Pretty early on, I hit a roadblock during a test run. When the service was deployed to listen for GitHub events, it wouldn’t reject any incoming events sent through the tunnel to the local deployment. After a lot of digging, I traced the issue to the Apache configuration in the mod_wsgi-express server. This server, responsible for serving the Flask-RESTx endpoints, was misbehaving and causing all the trouble.

Another hiccup was that the service was too heavy for my system to run locally in an OpenShift environment with GitHub. My mentor stepped in and suggested a helpful workaround, disable the unnecessary services for our use case and use GitLab instead in plain docker containers, as it’s much easier to spin up and test locally. Reported a few other problems in the deployment process for development regarding Bitwarden for secrets.

With those issues resolved, I went ahead and trimming the parts of the packit-service codebase that weren’t needed for onboarding new packages. This helped me better understand its event model and the use of Celery in task execution.

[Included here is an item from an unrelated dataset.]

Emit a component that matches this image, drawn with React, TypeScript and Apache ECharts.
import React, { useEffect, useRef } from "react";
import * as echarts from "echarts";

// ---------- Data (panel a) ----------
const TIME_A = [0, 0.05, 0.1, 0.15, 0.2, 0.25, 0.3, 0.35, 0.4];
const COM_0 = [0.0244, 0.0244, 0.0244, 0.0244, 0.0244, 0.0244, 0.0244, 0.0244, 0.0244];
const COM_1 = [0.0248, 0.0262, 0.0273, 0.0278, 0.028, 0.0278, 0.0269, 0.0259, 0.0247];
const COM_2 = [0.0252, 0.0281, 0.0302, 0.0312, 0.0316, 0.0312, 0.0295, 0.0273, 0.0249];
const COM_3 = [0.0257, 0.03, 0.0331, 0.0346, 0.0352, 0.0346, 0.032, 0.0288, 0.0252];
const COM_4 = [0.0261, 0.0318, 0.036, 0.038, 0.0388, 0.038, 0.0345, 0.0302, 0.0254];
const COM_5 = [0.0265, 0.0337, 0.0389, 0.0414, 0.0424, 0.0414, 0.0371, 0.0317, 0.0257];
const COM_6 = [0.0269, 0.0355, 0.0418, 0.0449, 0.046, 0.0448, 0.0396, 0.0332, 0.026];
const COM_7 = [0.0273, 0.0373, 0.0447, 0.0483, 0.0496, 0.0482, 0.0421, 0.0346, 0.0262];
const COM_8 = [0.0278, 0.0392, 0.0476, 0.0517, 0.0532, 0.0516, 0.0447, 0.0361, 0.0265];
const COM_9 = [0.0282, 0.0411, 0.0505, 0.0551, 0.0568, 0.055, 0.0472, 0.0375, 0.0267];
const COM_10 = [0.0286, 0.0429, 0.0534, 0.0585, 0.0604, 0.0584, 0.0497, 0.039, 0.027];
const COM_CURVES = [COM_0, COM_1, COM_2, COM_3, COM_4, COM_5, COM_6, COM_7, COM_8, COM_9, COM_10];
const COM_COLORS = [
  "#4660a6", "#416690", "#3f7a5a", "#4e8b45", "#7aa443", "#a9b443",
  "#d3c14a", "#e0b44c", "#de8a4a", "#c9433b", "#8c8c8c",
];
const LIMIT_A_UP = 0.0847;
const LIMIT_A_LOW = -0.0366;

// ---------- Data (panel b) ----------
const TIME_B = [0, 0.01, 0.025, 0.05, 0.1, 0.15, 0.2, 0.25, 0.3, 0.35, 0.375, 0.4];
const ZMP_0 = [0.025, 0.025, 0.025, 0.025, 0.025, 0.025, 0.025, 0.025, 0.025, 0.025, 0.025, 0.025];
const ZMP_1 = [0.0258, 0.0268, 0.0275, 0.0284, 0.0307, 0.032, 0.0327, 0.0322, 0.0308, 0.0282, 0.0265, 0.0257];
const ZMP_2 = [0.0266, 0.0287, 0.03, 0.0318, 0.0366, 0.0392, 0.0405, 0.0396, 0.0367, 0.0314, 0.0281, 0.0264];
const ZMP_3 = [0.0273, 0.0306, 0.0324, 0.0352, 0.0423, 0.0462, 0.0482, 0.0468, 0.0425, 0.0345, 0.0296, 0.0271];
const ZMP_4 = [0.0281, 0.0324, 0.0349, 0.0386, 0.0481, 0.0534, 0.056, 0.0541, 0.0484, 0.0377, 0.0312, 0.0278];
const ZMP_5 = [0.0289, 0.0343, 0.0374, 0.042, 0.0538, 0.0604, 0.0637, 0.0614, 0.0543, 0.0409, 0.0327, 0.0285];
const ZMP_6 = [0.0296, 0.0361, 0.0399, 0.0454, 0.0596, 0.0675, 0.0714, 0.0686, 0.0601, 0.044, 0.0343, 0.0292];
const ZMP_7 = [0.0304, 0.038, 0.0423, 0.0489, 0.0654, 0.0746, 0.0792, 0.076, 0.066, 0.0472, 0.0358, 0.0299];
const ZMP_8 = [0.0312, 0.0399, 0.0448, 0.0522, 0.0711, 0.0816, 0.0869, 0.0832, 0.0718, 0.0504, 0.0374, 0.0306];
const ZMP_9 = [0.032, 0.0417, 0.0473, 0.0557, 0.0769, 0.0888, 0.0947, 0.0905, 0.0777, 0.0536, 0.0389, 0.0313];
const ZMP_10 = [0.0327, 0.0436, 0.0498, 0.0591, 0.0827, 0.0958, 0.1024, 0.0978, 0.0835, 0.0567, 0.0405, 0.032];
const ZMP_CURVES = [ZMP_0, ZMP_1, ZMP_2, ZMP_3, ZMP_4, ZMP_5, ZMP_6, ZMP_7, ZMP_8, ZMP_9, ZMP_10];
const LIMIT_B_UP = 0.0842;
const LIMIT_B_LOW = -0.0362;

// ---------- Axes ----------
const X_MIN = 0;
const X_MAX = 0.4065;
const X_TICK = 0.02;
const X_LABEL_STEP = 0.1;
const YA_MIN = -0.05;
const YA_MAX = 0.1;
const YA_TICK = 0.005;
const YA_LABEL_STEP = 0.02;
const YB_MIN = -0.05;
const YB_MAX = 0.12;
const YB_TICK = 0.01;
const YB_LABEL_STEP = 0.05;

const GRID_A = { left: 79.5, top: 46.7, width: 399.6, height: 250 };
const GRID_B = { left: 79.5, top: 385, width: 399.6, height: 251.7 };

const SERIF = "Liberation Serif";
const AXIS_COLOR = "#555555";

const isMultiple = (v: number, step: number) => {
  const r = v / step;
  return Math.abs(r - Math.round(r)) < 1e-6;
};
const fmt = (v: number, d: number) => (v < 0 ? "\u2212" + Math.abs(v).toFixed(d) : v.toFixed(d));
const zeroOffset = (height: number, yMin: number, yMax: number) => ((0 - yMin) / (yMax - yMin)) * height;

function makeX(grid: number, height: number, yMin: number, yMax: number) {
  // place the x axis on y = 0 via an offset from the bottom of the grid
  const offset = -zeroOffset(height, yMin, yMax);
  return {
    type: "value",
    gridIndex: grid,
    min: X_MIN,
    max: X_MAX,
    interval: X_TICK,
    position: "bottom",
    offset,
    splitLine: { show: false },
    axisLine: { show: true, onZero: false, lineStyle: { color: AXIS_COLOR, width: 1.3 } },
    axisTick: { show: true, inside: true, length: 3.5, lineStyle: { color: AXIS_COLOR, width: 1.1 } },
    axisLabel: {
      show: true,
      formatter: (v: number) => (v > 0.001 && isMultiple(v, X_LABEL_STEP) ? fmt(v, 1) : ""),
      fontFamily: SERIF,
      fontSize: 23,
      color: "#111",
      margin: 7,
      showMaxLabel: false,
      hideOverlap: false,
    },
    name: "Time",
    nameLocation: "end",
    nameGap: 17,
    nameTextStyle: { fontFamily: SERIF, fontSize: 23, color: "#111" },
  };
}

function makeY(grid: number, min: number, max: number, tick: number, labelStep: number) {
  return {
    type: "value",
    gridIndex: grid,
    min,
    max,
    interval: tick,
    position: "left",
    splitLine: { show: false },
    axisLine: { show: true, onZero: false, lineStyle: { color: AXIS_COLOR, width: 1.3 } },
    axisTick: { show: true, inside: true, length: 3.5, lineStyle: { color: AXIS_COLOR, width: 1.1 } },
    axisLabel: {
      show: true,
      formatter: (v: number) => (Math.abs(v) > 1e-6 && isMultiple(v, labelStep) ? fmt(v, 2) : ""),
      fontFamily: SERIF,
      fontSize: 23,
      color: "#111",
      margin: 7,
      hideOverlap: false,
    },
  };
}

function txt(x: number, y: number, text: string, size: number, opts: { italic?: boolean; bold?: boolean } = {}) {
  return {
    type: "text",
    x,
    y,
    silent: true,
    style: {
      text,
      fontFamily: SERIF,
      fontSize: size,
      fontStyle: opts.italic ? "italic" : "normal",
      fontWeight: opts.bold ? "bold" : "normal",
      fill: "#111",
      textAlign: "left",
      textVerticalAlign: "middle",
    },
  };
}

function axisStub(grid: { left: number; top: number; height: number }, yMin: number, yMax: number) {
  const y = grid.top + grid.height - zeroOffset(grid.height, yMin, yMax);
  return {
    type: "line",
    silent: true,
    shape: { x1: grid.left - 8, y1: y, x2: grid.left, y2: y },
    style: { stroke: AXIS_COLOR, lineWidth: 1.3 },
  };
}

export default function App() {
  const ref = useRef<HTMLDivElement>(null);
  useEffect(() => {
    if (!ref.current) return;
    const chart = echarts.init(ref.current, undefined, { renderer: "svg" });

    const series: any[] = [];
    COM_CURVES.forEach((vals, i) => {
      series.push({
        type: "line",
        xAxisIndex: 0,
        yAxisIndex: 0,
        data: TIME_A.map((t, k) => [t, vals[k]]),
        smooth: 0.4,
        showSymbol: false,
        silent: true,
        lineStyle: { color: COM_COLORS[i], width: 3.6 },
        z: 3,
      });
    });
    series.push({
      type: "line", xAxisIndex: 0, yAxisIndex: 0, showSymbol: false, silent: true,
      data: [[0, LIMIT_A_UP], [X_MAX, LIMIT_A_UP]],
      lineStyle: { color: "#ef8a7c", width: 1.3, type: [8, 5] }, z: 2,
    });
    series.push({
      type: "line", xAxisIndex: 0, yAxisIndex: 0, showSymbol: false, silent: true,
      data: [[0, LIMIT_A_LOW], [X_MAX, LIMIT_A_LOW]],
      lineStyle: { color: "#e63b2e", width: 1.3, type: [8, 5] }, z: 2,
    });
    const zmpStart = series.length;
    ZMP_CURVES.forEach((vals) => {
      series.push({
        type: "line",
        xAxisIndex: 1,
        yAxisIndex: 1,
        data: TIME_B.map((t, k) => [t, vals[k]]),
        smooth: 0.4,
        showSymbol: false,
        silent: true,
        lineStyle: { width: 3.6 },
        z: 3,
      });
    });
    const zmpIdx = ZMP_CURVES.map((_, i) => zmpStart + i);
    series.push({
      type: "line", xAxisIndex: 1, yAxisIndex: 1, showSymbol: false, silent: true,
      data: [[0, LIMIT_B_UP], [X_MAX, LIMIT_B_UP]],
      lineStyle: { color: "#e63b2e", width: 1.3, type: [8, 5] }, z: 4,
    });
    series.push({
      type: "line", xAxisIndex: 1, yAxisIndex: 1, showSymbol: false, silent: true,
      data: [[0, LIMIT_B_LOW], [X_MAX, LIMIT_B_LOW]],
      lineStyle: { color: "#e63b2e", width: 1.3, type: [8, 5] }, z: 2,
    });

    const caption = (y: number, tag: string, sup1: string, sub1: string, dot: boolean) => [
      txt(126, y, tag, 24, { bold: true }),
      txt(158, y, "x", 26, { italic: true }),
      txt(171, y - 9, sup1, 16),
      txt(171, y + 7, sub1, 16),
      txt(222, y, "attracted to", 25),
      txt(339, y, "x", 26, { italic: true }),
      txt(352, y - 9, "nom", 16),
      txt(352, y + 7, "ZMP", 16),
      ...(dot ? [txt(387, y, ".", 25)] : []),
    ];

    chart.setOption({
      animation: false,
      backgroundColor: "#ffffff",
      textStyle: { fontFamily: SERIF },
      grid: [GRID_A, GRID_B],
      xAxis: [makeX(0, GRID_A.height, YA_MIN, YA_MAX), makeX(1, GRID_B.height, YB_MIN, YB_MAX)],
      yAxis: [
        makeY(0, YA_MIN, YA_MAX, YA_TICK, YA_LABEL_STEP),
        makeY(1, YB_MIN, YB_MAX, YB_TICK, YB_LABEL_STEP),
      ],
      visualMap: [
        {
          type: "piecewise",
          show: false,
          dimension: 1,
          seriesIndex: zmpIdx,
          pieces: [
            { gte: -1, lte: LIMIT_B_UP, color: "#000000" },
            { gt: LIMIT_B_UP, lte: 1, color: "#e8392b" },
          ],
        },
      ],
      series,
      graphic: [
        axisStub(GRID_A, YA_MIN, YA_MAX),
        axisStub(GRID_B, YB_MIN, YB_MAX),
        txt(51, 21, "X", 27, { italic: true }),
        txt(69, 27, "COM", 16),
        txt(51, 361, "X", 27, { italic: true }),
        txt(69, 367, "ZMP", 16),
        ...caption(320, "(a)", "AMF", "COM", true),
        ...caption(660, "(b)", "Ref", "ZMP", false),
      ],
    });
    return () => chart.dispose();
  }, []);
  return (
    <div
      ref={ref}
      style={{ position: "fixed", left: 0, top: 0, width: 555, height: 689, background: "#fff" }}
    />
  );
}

This week was mostly about reusing the existing packit-service codebase and resolving issues.

What’s Next?

With the hard parts of setup and architecture done, the next steps would be to:

  • Add new API endpoints and corresponding event types for task handling
  • Integrate the current setup with COPR for builds.
  • Begin work on testing and validation workflows

Stay tuned for more updates in the next blog post!

Simplifying Fedora Package Submission Progress Report – GSoC ’25

Student: Mayank Singh

  • Fedora Account: manky201

About Project

Hi everyone, I’m working on building a service to make it easier for packagers to submit new packages to Fedora, improving upon and staying in line with the current submission process. My main focus is to automate away trivial tasks, provide fast and clear feedback, and tightly integrate with Git-based workflows that developers are familiar with.